──────── Dataset extract
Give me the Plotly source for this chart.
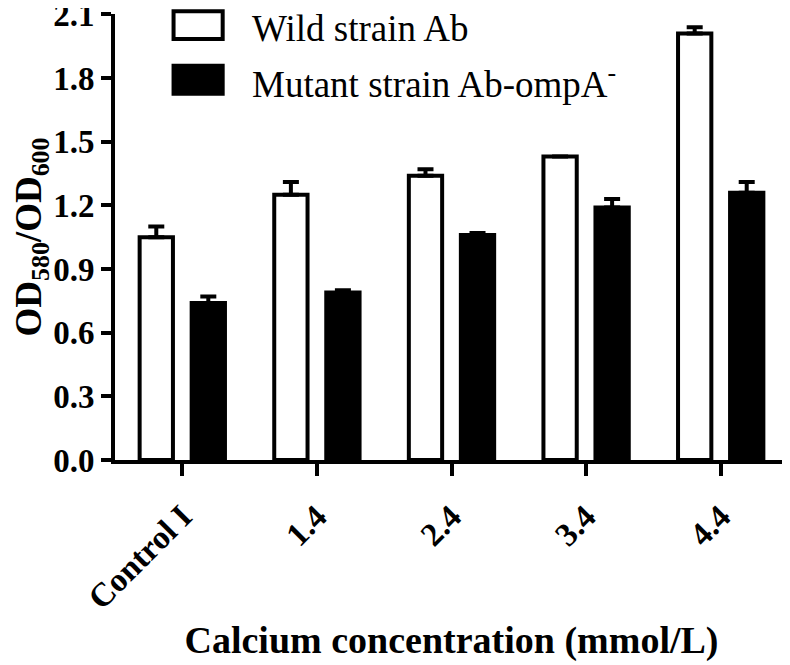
────────────────
──────── Dataset extract
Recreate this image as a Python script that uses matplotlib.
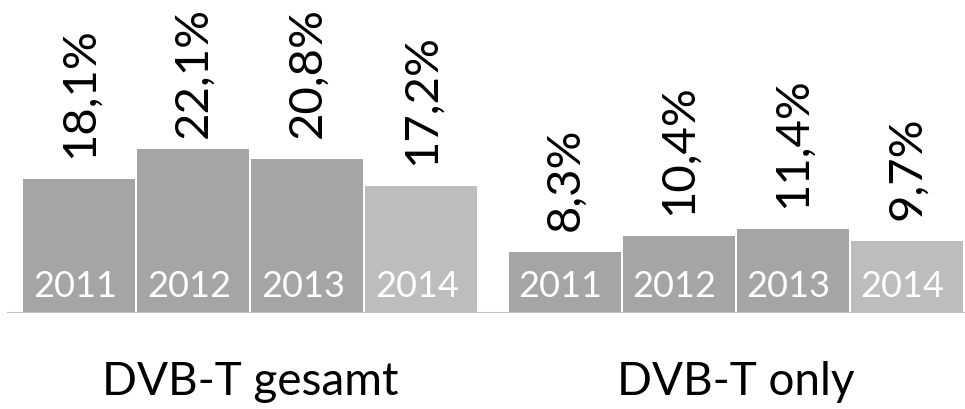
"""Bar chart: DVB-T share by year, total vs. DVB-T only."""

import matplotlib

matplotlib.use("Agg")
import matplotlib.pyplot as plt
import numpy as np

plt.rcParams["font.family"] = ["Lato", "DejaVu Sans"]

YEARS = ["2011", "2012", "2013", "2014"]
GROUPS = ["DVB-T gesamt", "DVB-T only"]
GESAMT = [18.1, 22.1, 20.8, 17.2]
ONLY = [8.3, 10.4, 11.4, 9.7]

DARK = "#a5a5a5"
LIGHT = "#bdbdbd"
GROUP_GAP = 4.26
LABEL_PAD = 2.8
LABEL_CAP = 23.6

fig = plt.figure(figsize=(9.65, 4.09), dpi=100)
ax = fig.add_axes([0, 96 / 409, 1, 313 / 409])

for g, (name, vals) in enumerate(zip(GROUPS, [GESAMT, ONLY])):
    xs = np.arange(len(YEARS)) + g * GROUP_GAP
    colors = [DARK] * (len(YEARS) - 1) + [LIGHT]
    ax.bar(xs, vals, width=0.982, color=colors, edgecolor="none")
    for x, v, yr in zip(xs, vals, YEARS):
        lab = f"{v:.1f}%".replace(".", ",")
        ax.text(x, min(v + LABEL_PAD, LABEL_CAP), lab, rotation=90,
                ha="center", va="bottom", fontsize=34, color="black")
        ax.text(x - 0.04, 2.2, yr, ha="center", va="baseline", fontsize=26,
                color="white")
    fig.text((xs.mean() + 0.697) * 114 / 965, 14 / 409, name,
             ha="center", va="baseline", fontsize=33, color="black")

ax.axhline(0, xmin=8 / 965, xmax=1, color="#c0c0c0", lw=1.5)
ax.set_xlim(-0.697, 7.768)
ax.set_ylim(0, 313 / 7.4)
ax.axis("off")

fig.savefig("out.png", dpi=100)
────────────────
*Required work*
Copy out each line of the material that holds the word "this".

*Result of the exercise*
Give me the Plotly source for this chart.
Recreate this image as a Python script that uses matplotlib.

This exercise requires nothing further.